Best win, worst loss
The Bucs' Week 6 win Oct. 16 against the Saints was clearly their most complete performance. Tampa Bay had no turnovers, forced New Orleans QB Drew Brees into three interceptions, and maintained a lead almost the whole game. RB Earnest Graham, replacing injured LeGarrette Blount, ran for 109 yards. Seven receivers had multiple catches in the 26-20 victory.
On the other hand, coach Raheem Morris said the Bucs played as if they didn't bother getting off their flight when they traveled to San Francisco last month. They lost 48-3 on Oct. 9 to match the franchise's widest losing margin. This was the game in which the 49ers began to demonstrate their might, something they're still doing now at 6-1 — second-best in the NFL.
Rookies step up
Lost in the shuffle of the Bucs' pre-bye week loss to the Bears in London was a rather dominant performance by rookie right DE Adrian Clayborn. Despite the long list of defensive ends available in this year's draft, the Bucs appear to have made a very solid selection in Clayborn — their first-round choice from Iowa.
Clayborn has a team-high three sacks, but his impact goes well beyond his pass rush. He has been a welcome addition to the Bucs' run defense, holding his ground on the edge and preventing ball carriers from getting to the perimeter.
Middle LB Mason Foster deserves loads of credit, too. A third-round pick, he stepped into Barrett Ruud's big shoes and made everyone forget the team's former starter in the middle. He has been slowed by ankle injuries in recent weeks but Foster has been, arguably, the season's most pleasant surprise.
Not cutting it
As thrilled as the Bucs are with those rookies, they should be concerned about the first-half performances of two critical members of the offense.

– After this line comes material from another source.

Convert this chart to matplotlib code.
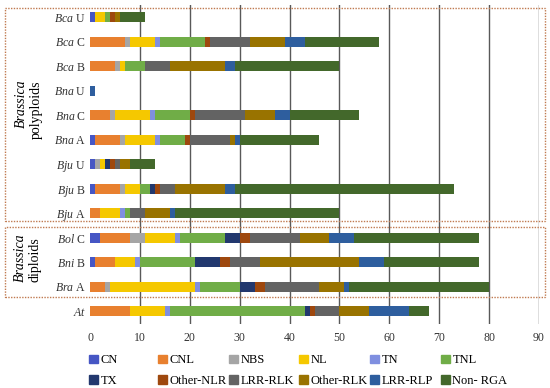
import matplotlib
matplotlib.use("Agg")
import matplotlib.pyplot as plt
from matplotlib.patches import Rectangle, Patch
import numpy as np

plt.rcParams["font.family"] = "Liberation Serif"
plt.rcParams["mathtext.fontset"] = "custom"
plt.rcParams["mathtext.rm"] = "Liberation Serif"
plt.rcParams["mathtext.it"] = "Liberation Serif:italic"

# genomes, top to bottom
genomes = ["Bca U", "Bca C", "Bca B", "Bna U", "Bna C", "Bna A",
           "Bju U", "Bju B", "Bju A", "Bol C", "Bni B", "Bra A", "At"]

cn        = [1, 0, 0, 0, 0, 1, 1, 1, 0, 2, 1, 0, 0]
cnl       = [0, 7, 5, 0, 4, 5, 0, 5, 2, 6, 4, 3, 8]
nbs       = [0, 1, 1, 0, 1, 1, 1, 1, 0, 3, 0, 1, 0]
nl        = [2, 5, 1, 0, 7, 6, 1, 3, 4, 6, 4, 17, 7]
tn        = [0, 1, 0, 0, 1, 1, 0, 0, 1, 1, 1, 1, 1]
tnl       = [1, 9, 4, 0, 7, 5, 0, 2, 1, 9, 11, 8, 27]
tx        = [0, 0, 0, 0, 0, 0, 1, 1, 0, 3, 5, 3, 1]
other_nlr = [1, 1, 0, 0, 1, 1, 1, 1, 0, 2, 2, 2, 1]
lrr_rlk   = [0, 8, 5, 0, 10, 8, 1, 3, 3, 10, 6, 11, 5]
other_rlk = [1, 7, 11, 0, 6, 1, 2, 10, 5, 6, 20, 5, 6]
lrr_rlp   = [0, 4, 2, 1, 3, 1, 0, 2, 1, 5, 5, 1, 8]
non_rga   = [5, 15, 21, 0, 14, 16, 5, 44, 33, 25, 19, 28, 4]

classes = ["CN", "CNL", "NBS", "NL", "TN", "TNL",
           "TX", "Other-NLR", "LRR-RLK", "Other-RLK", "LRR-RLP", "Non- RGA"]
series = [cn, cnl, nbs, nl, tn, tnl, tx, other_nlr, lrr_rlk, other_rlk, lrr_rlp, non_rga]
colors = ["#4656C4", "#E8802F", "#A5A5A5", "#F5C800", "#7F8FE0", "#70AD47",
          "#22386E", "#9E480E", "#636363", "#997300", "#2E5E9E", "#43682B"]

W, H = 550, 388
fig = plt.figure(figsize=(W / 100, H / 100), dpi=100)
ax = fig.add_axes([90 / W, 1 - 323.5 / H, 449 / W, 318.5 / H])

y = np.arange(len(genomes))
left = np.zeros(len(genomes))
for vals, col in zip(series, colors):
    ax.barh(y, vals, left=left, height=0.42, color=col, zorder=3)
    left += np.array(vals)

ax.set_ylim(len(genomes) - 0.5, -0.5)
ax.set_xlim(0, 90)
ax.set_xticks(range(0, 100, 10))
for v in range(10, 100, 10):
    ax.axvline(v, color="#595959", lw=1.0, zorder=1)

labels = []
for g in genomes:
    if g == "At":
        labels.append(r"$\mathit{At}$")
    else:
        sp, sub = g.split()
        labels.append(r"$\mathit{" + sp + "}$ " + sub)
ax.set_yticks(y)
ax.set_yticklabels(labels, fontsize=8.5)
ax.tick_params(axis="both", length=0, labelsize=8.5, colors="#333333")
ax.tick_params(axis="y", pad=3)
ax.tick_params(axis="x", pad=6)
for s in ax.spines.values():
    s.set_visible(False)

# group boxes
box_col = "#C07A50"
fig.patches.append(Rectangle((5 / W, 1 - 221 / H), 540 / W, 213 / H,
                             transform=fig.transFigure, fill=False,
                             ls=(0, (1, 1)), lw=1.0, ec=box_col))
fig.patches.append(Rectangle((5 / W, 1 - 297 / H), 540 / W, 70 / H,
                             transform=fig.transFigure, fill=False,
                             ls=(0, (1, 1)), lw=1.0, ec=box_col))

fig.text(21 / W, 1 - 104 / H, "Brassica", rotation=90, style="italic",
         ha="center", va="center", fontsize=10)
fig.text(36 / W, 1 - 110 / H, "polyploids", rotation=90,
         ha="center", va="center", fontsize=10)
fig.text(20 / W, 1 - 258 / H, "Brassica", rotation=90, style="italic",
         ha="center", va="center", fontsize=10)
fig.text(35 / W, 1 - 260 / H, "diploids", rotation=90,
         ha="center", va="center", fontsize=10)

# legend: six evenly spaced columns of two entries
handles = [Patch(color=c) for c in colors]
col_x = [88, 157, 228, 298, 369, 440]
for i, x0 in enumerate(col_x):
    fig.legend([handles[i], handles[i + 6]], [classes[i], classes[i + 6]],
               loc="upper left", bbox_to_anchor=(x0 / W, 1 - 353 / H),
               frameon=False, fontsize=9, handlelength=0.7, handleheight=0.7,
               handletextpad=0.2, labelspacing=0.7, borderpad=0.1,
               borderaxespad=0)

plt.savefig("out.png", dpi=100)
plt.close()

QB Josh Freeman's seven touchdown passes and 10 interceptions aren't the ratio the Bucs expected. His struggles with missing open receivers and head-scratching decisions have killed drives and put entirely too much pressure on the defense. Freeman's play coming out of this bye week is the biggest issue facing the Bucs. Will he step up or continue his slide?

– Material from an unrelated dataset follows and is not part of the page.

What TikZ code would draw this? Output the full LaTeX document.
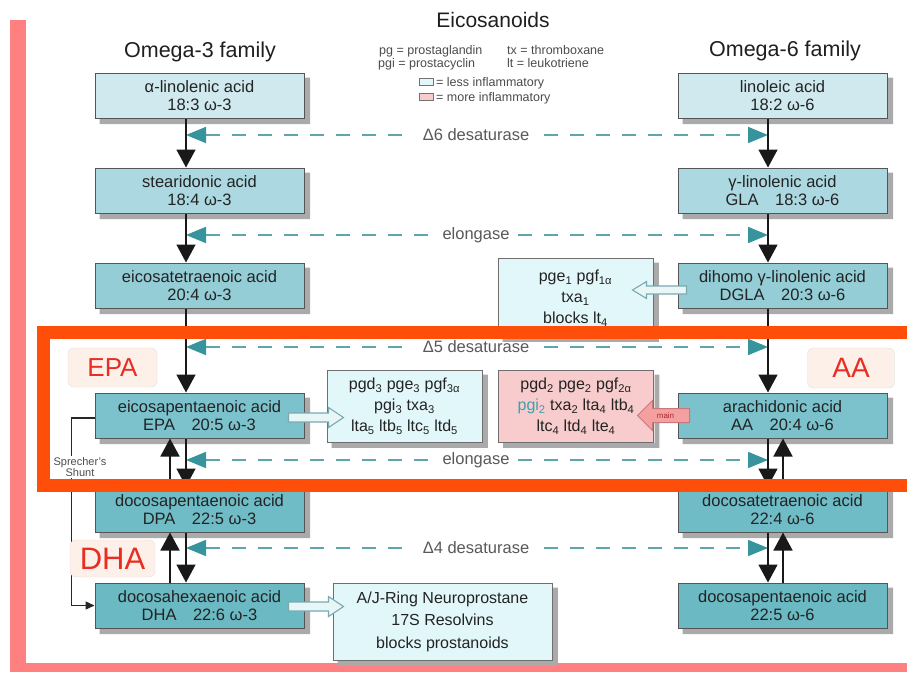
\documentclass[tikz,border=0pt]{standalone}
\usepackage{fontspec}
\setmainfont{Liberation Sans}
\usetikzlibrary{arrows.meta,calc}
\definecolor{framepink}{RGB}{255,128,128}
\definecolor{frameorange}{RGB}{255,78,10}
\definecolor{cA}{RGB}{208,233,239}
\definecolor{cB}{RGB}{172,217,225}
\definecolor{cC}{RGB}{148,205,214}
\definecolor{cD}{RGB}{124,194,204}
\definecolor{cE}{RGB}{112,188,198}
\definecolor{cF}{RGB}{106,185,195}
\definecolor{prodfill}{RGB}{226,247,250}
\definecolor{pinkfill}{RGB}{248,204,204}
\definecolor{mainfill}{RGB}{244,160,160}
\definecolor{mainline}{RGB}{200,120,120}
\definecolor{maintext}{RGB}{170,40,40}
\definecolor{enzteal}{RGB}{55,148,156}
\definecolor{dashteal}{RGB}{95,165,172}
\definecolor{peach}{RGB}{253,240,233}
\definecolor{labelred}{RGB}{232,45,35}
\definecolor{boxline}{RGB}{85,85,85}
\definecolor{txt}{RGB}{35,35,35}
\definecolor{pgiteal}{RGB}{60,160,176}
\definecolor{hollowfill}{RGB}{232,246,248}
\definecolor{hollowline}{RGB}{120,170,176}
\definecolor{shadowgray}{RGB}{170,170,170}
\tikzset{
  box/.style={draw=boxline, line width=1pt, minimum width=209pt, minimum height=45pt,
    inner sep=0pt, align=center, text=txt, font=\fontsize{16.5}{18}\selectfont},
  prod/.style={draw=boxline!85, line width=0.9pt, fill=prodfill, minimum width=155pt,
    minimum height=72pt, inner sep=0pt, align=center, text=txt,
    font=\fontsize{16}{21}\selectfont},
  lbl/.style={draw=black!12, fill=peach, rounded corners=6pt, text=labelred, inner sep=0pt},
  enz/.style={dashteal, line width=1.8pt, dash pattern=on 14pt off 12pt,
    {Triangle[width=16pt,length=20pt,color=enzteal]}-{Triangle[width=16pt,length=20pt,color=enzteal]}},
  enzlbl/.style={fill=white, inner xsep=9pt, inner ysep=2pt, text=black!65,
    font=\fontsize{16.5}{18}\selectfont},
  flow/.style={draw=black!90, line width=1.6pt, -{Triangle[width=19pt,length=18pt]}},
  hollow/.style={draw=hollowline, fill=hollowfill, line width=1.1pt, line join=miter},
  legtxt/.style={anchor=base west, inner sep=0pt, text=black!70, font=\fontsize{12.5}{14}\selectfont},
  legbox/.style={draw=black!55, line width=0.6pt, minimum width=14pt, minimum height=7pt, inner sep=0pt},
  title/.style={anchor=base, inner sep=0pt, text=black!88, font=\fontsize{21.5}{24}\selectfont},
  shadowstrip/.style={fill=shadowgray, draw=none}
}
\begin{document}
\begin{tikzpicture}[x=1pt,y=-1pt]
\useasboundingbox (0,0) rectangle (907,672);
\fill[white] (0,0) rectangle (907,672);
% pink frame
\fill[framepink] (10,20) rectangle (26,672);
\fill[framepink] (10,663) rectangle (907,672);

% titles and legend
\node[title] (t3) at (200,57) {Omega-3 family};
\node[title] (t6) at (785,56) {Omega-6 family};
\node[title, font=\fontsize{21}{24}\selectfont] (eico) at (493,27) {Eicosanoids};
\node[legtxt] (lg1) at (379,54) {pg = prostaglandin};
\node[legtxt] (lg2) at (378,67) {pgi = prostacyclin};
\node[legtxt] (lg3) at (507,54) {tx = thromboxane};
\node[legtxt] (lg4) at (507,67) {lt = leukotriene};
\node[legbox, fill=prodfill] (lgb1) at (426,81.5) {};
\node[legbox, fill=pinkfill] (lgb2) at (426,96.5) {};
\node[legtxt] (lg5) at (436,86) {= less inflammatory};
\node[legtxt] (lg6) at (436,101) {= more inflammatory};

% enzyme dashed lines
\foreach \n/\y in {1/135,2/235,3/347,4/460,5/548}{
  \coordinate (d\n L) at (186,\y);
  \coordinate (d\n R) at (768,\y);
  \draw[enz] (d\n L) -- (d\n R);
}
\node[enzlbl] (e1) at (476,135) {Δ6 desaturase};
\node[enzlbl] (e2) at (476,235) {elongase};
\node[enzlbl] (e3) at (476,347) {Δ5 desaturase};
\node[enzlbl] (e4) at (476,460) {elongase};
\node[enzlbl] (e5) at (476,548) {Δ4 desaturase};

% columns
\coordinate (cl) at (186,0);
\coordinate (cr) at (768,0);
\coordinate (ul) at (170,0);
\coordinate (ur) at (783,0);

% omega-3 boxes
\node[box, fill=cA] (ala) at (199.5,95.5) {α-linolenic acid\\18:3 ω-3};
\node[box, fill=cB] (sda) at (199.5,190.5) {stearidonic acid\\18:4 ω-3};
\node[box, fill=cC] (eta) at (199.5,285.5) {eicosatetraenoic acid\\20:4 ω-3};
\node[box, fill=cD] (epa) at (199.5,415.5) {eicosapentaenoic acid\\EPA\quad 20:5 ω-3};
\node[box, fill=cE] (dpa) at (199.5,509.5) {docosapentaenoic acid\\DPA\quad 22:5 ω-3};
\node[box, fill=cF] (dha) at (199.5,605.5) {docosahexaenoic acid\\DHA\quad 22:6 ω-3};
% omega-6 boxes
\node[box, fill=cA] (la) at (782.5,95.5) {linoleic acid\\18:2 ω-6};
\node[box, fill=cB] (gla) at (782.5,190.5) {γ-linolenic acid\\GLA\quad 18:3 ω-6};
\node[box, fill=cC] (dgla) at (782.5,285.5) {dihomo γ-linolenic acid\\DGLA\quad 20:3 ω-6};
\node[box, fill=cD] (aa) at (782.5,415.5) {arachidonic acid\\AA\quad 20:4 ω-6};
\node[box, fill=cE] (dta) at (782.5,509.5) {docosatetraenoic acid\\22:4 ω-6};
\node[box, fill=cF] (dpa6) at (782.5,605.5) {docosapentaenoic acid\\22:5 ω-6};

% product boxes
\node[prod, minimum height=78pt, text depth=0pt] (p1) at (575.5,297)
  {\fontsize{16}{19}\selectfont pge\textsubscript{1} pgf\textsubscript{1α}\\txa\textsubscript{1}\\blocks lt\textsubscript{4}};
\node[prod] (p3) at (404.5,406)
  {pgd\textsubscript{3} pge\textsubscript{3} pgf\textsubscript{3α}\\pgi\textsubscript{3} txa\textsubscript{3}\\lta\textsubscript{5} ltb\textsubscript{5} ltc\textsubscript{5} ltd\textsubscript{5}};
\node[prod, fill=pinkfill] (p2) at (576,406)
  {pgd\textsubscript{2} pge\textsubscript{2} pgf\textsubscript{2α}\\{\color{pgiteal}pgi\textsubscript{2}} txa\textsubscript{2} lta\textsubscript{4} ltb\textsubscript{4}\\ltc\textsubscript{4} ltd\textsubscript{4} lte\textsubscript{4}};
\node[prod, minimum width=219pt, minimum height=77pt, font=\fontsize{16}{22.5}\selectfont] (pr) at (442.5,621.5)
  {A/J-Ring Neuroprostane\\17S Resolvins\\blocks prostanoids};

% drop shadows: an L-shaped strip along the right and lower sides of each box
\foreach \b in {ala,sda,eta,epa,dpa,dha,la,gla,dgla,aa,dta,dpa6,p1,p2,p3,pr}{
  \path (\b.north east) coordinate (sNE) (\b.south east) coordinate (sSE)
        (\b.south west) coordinate (sSW);
  \fill[shadowstrip] ($(sNE)+(0.6,5)$) -- ($(sNE)+(5.5,5)$) -- ($(sSE)+(5.5,5.5)$)
     -- ($(sSW)+(5,5.5)$) -- ($(sSW)+(5,0.6)$) -- ($(sSE)+(0.6,0.6)$) -- cycle;
}

% down arrows
\draw[flow] (ala.south -| cl) -- (sda.north -| cl);
\draw[flow] (sda.south -| cl) -- (eta.north -| cl);
\draw[flow] (eta.south -| cl) -- (epa.north -| cl);
\draw[flow] (epa.south -| cl) -- (dpa.north -| cl);
\draw[flow] (dpa.south -| cl) -- (dha.north -| cl);
\draw[flow] (la.south -| cr) -- (gla.north -| cr);
\draw[flow] (gla.south -| cr) -- (dgla.north -| cr);
\draw[flow] (dgla.south -| cr) -- (aa.north -| cr);
\draw[flow] (aa.south -| cr) -- (dta.north -| cr);
\draw[flow] (dta.south -| cr) -- (dpa6.north -| cr);
% up arrows
\draw[flow] (dpa.north -| ul) -- (epa.south -| ul);
\draw[flow] (dha.north -| ul) -- (dpa.south -| ul);
\draw[flow] (dta.north -| ur) -- (aa.south -| ur);
\draw[flow] (dpa6.north -| ur) -- (dta.south -| ur);

% Sprecher's shunt
\draw[draw=black!85, line width=1.3pt, -{Triangle[width=8pt,length=9pt]}]
  ($(epa.west)+(0,2.5)$) -- ++(-23,0) |- (dha.west);
\node[fill=white, inner sep=1pt, align=center, text=black!70,
  font=\fontsize{11}{11.5}\selectfont] (shunt) at (80,467) {Sprecher's\\Shunt};

% block arrows
\draw[hollow, shift={($(epa.east)+(0,2)$)}]
  (-16,-4.5) -- (24,-4.5) -- (24,-10) -- (39,0) -- (24,10) -- (24,4.5) -- (-16,4.5) -- cycle;
\draw[hollow, shift={($(dha.east)+(0,1)$)}]
  (-16,-4.5) -- (24,-4.5) -- (24,-10) -- (39,0) -- (24,10) -- (24,4.5) -- (-16,4.5) -- cycle;
\draw[hollow, shift={($(dgla.west)+(0,4.5)$)}]
  (9,-4) -- (-31,-4) -- (-31,-8.5) -- (-45,0) -- (-31,8.5) -- (-31,4) -- (9,4) -- cycle;
\draw[draw=mainline, fill=mainfill, line width=1pt, shift={(aa.west)}]
  (12,-7) -- (-25,-7) -- (-25,-15) -- (-40,0) -- (-25,15) -- (-25,7) -- (12,7) -- cycle;
\node[inner sep=0pt, text=maintext, font=\fontsize{8}{8}\selectfont] (mainlbl)
  at ($(aa.west)+(-12,0)$) {main};

% highlight labels
\node[lbl, minimum width=89pt, minimum height=39pt, font=\fontsize{26}{28}\selectfont] (lepa) at (112.5,367.5) {EPA};
\node[lbl, minimum width=87pt, minimum height=40pt, font=\fontsize{28}{30}\selectfont] (laa) at (851,368) {AA};
\node[lbl, minimum width=85pt, minimum height=37pt, font=\fontsize{31}{32}\selectfont] (ldha) at (112.5,558.5) {DHA};

% orange highlight frame
\draw[frameorange, line width=13pt] (43,332.5) rectangle (940,485);
\end{tikzpicture}
\end{document}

Meanwhile, second-year WR Mike Williams is having a subpar season in comparison to his brilliant rookie campaign. A few weeks ago, he described his recent play as "terrible," and it hasn't improved much since.
It's not all about numbers. Williams is on pace for 70 catches, more than last season. But the dynamic plays Williams made a habit of in 2010 have been lacking. His average has dropped to 10.2 yards per catch from 14.8 last season, and Williams has just one touchdown reception after snaring 11 last season. Not to be overlooked: Williams' sure hands haven't been nearly as reliable this season — part of the reason the Bucs are among the league leaders in dropped passes.
Most painful injury
Earnest Graham's torn Achilles' tendon is very literally painful, but it's going to hurt in a figurative sense, too. Though LeGarrette Blount is scheduled to return this weekend after missing two games, the role of third-down back is a major issue without Graham.
The Bucs are likely to lean on backup Kregg Lumpkin in this capacity, but his ability to be a solid blocker for QB Josh Freeman will be tested. Lumpkin lost the battle to be the third-down back in the preseason, in part because of Graham's superior pass-protection skills. The Bucs face third-and-long situations too often. Lumpkin now is going to have to play a significant role in those scenarios.
Three big tests
Yes, the Bucs visit New Orleans on Sunday, but they've proven they can win there in the past. We think the bigger upcoming tests are as follows:
Texans (Nov. 13): A matchup against the AFC South leaders who finally have offensive balance and a much-improved defense.
At Packers (Nov. 20): Bucs face the world champs on the road, pitting Tampa Bay against the NFL's most prolific offense.
At Falcons (Jan. 1): The Bucs hope they'll have something at stake in this game. They've lost heartbreakers in Atlanta the past two seasons.
Three final questions
A few questions to ponder as the Bucs head down the stretch.
1. Will WR Arrelious Benn get the football a bit more? As the team's most explosive wideout, he certainly seems under-used.
2. Can DT Gerald McCoy stay healthy and have a strong finish? His rookie year ended on injured reserve and he has been on the shelf for the past two games with a high ankle sprain.
3. Are the Bucs a playoff team? That's a question only they can answer, and they'll do that in the coming weeks with several big games on tap.